23 Jan 2013

By Aaron Broverman

 

As a freelance journalist, I still think that if I work more hours, I’ll get more done; I still think that one less hour of sleep means one hour more of productivity and I still think the more tasks I can juggle at the same time, the more productive I am. There are countless creative entrepreneurs out there who think the same way, but I think we’ve all been lying to ourselves for years.

 

Tony Schwartz, pictured above, will tell you that all three of those seemingly logical maxims are nothing but lies that creative people tell themselves to justify redlining their bodies and minds into a stupor.

 

As the CEO of The Energy Project, Schwartz teaches company personnel to work at their optimum capacity in a sustainable way by helping them manage their energy in physical, mental, emotional and spiritual ways, combining all four areas to help increase productivity.

 

“We take capacity for granted,” says Schwartz. “We make an assumption that whatever the demand on us is, we’ll have the capacity to meet it because for hundreds of years that’s the way it has worked.”

 

In his popular presentation The Myths of the Overworked Creative, Schwatz outlines the most popular strategic myths for getting things done and what we should all do instead.

 

Myth #1: The Best Way to Get More Work Done, is to Work More Hours 

 

“That seems logical – more, bigger, faster has been a message that has been around since the industrial revolution,” says Schwartz. “But, here’s the reality: We are not meant to work continuously and we are not at our most effective when we do.
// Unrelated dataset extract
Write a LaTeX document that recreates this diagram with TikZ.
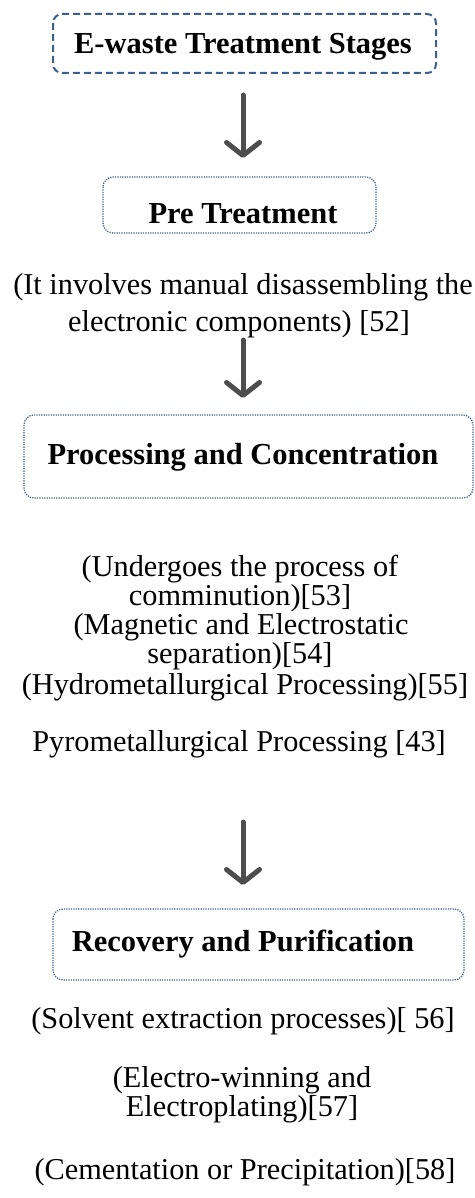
\documentclass[tikz,border=0pt]{standalone}
\usepackage{fontspec}
\setmainfont{Liberation Serif}
\usetikzlibrary{arrows.meta}
\definecolor{boxblue}{HTML}{3D5F8C}
\definecolor{arrowgray}{HTML}{4D4D4D}
\tikzset{
  x=1pt, y=-1pt,
  txt/.style={anchor=base, inner sep=0pt, font=\fontsize{30.3}{34}\selectfont},
  ttl/.style={anchor=base, inner sep=0pt, font=\fontsize{30.5}{34}\selectfont\bfseries},
  dashbox/.style={draw=boxblue, line width=2pt, dash pattern=on 7pt off 4pt, rounded corners=9pt},
  dotbox/.style={draw=boxblue, line width=1.3pt, dash pattern=on 1.2pt off 1.2pt, rounded corners=10pt},
  flow/.style={draw=arrowgray, line width=5pt, line cap=round,
    -{Straight Barb[length=13pt, width=33pt, line width=5pt, round]}},
}
\begin{document}
\begin{tikzpicture}
\useasboundingbox (0,0) rectangle (474,1198);
% boxes
\draw[dashbox] (53,14) rectangle (436,73);
\node[ttl] (t1) at (243,54) {E-waste Treatment Stages};

\draw[dotbox] (103,177) rectangle (376,233);
\node[ttl] (t2) at (243,224) {Pre Treatment};

\node[txt] (l1) at (243,294) {(It involves manual disassembling the};
\node[txt] (l2) at (239,331) {electronic components) [52]};

\draw[dotbox] (24,415) rectangle (473,498);
\node[ttl] (t3) at (243,464) {Processing and Concentration};

\node[txt] (p1) at (240,576) {(Undergoes the process of};
\node[txt] (p2) at (240,605) {comminution)[53]};
\node[txt] (p3) at (241,634) {(Magnetic and Electrostatic};
\node[txt] (p4) at (240,663) {separation)[54]};
\node[txt] (p5) at (245,694) {(Hydrometallurgical Processing)[55]};
\node[txt] (p6) at (239,751) {Pyrometallurgical Processing [43]};

\draw[dotbox] (53,909) rectangle (464,980);
\node[ttl] (t4) at (243,951) {Recovery and Purification};

\node[txt] (r1) at (243,1028) {(Solvent extraction processes)[ 56]};
\node[txt] (r2) at (242,1087) {(Electro-winning and};
\node[txt] (r3) at (242,1116) {Electroplating)[57]};
\node[txt] (r4) at (245,1179) {(Cementation or Precipitation)[58]};

% arrows
\coordinate (a1s) at (243,95);
\coordinate (a1e) at (243,158);
\draw[flow] (a1s) -- (a1e);
\coordinate (a2s) at (243,340);
\coordinate (a2e) at (243,398);
\draw[flow] (a2s) -- (a2e);
\coordinate (a3s) at (243,822);
\coordinate (a3e) at (243,885);
\draw[flow] (a3s) -- (a3e);
\end{tikzpicture}
\end{document}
The better way to work is to build in intermittent renewal along the way.”

 

Schwartz will tell you we’re not meant to work the same way our digital devices do. Instead, we’re designed to pulse, moving between spending energy and renewing it. Every system in the body works this way and by working continuously, he contends we’re violating the internal rhythms of our body at our own peril.

 

He recommends ennobling renewal in society, instead of thinking of it as“slacking” and says that we should be working according to our ultradian rhythm. These are the 90 minute intervals when we move from a state of high arousal before descending into a state of low energy, so working for 90 minutes before resting and then starting again for another 90 is the best plan. He points out that the more we practice renewal, the faster and the sooner we can recover and start the cycle again.

 

Myth #2: One Hour Less of Sleep Means One Hour More of Productivity

 

We all practice this, but the truth is, even small amounts of sleep deprivation have a negative impact on our health, cognitive capacity and effectiveness.

 

“Sleep is the most important behavior in our life to get right and it’s the first one we get wrong,” says Schwartz. “A study by Dr. Alan Rechtschaffen from the University of Chicago revealed that sleep is more important than eating.”

 

It turns out 97.5 per cent of people need a minimum of seven to eight hours of sleep to feel fully rested and without it we have significant cognitive deficits.

 

Actually,  if you went four nights in a row with five or fewer hours of sleep, you have the same cognitive capacity as someone who is intoxicated.

 

Myth #3: It’s the Number of Tasks that We Juggle Simultaneously that Determines How Productive We Are

 

“We call it multi-tasking, it isn’t multi-tasking, it’s just task shifting because the brain can’t do two things at the same time. It moves quickly from one activity to another activity and we think that’s the way we need to pay attention in order to get all these things done in our lives,” says Schwartz.

 

Even with all the distractions in today’s society, the reality is, we’re still most effIcient when we do one thing at a time, fully absorbed, sequentially. Schwartz says the problem is, our technology has gotten way ahead of our ability to skillfully manage it. The only question is, how do we adjust to make better use of it?

 

In fact, we increase the time it takes to finish our primary task by 25 per cent every time we switch from that primary task to another one. Instead, Schwartz contends we should treat each task as a sprint and not a marathon.

 

“A sprinter looks down the track and asks himself, ‘Can I fully engage in this activity in its entirety?’ and the sprinter answers, ‘Yes I can,’  Why? because the sprinter recognizes a stopping point. The sprinter has a finish line. We need to take our finish lines back. We need to find a balance between expending energy and recovering energy, so when we’re engaged, we’re fully engaged and when we’re recovering and renewing, we are truly renewing and we stop living in the grey zone in between.”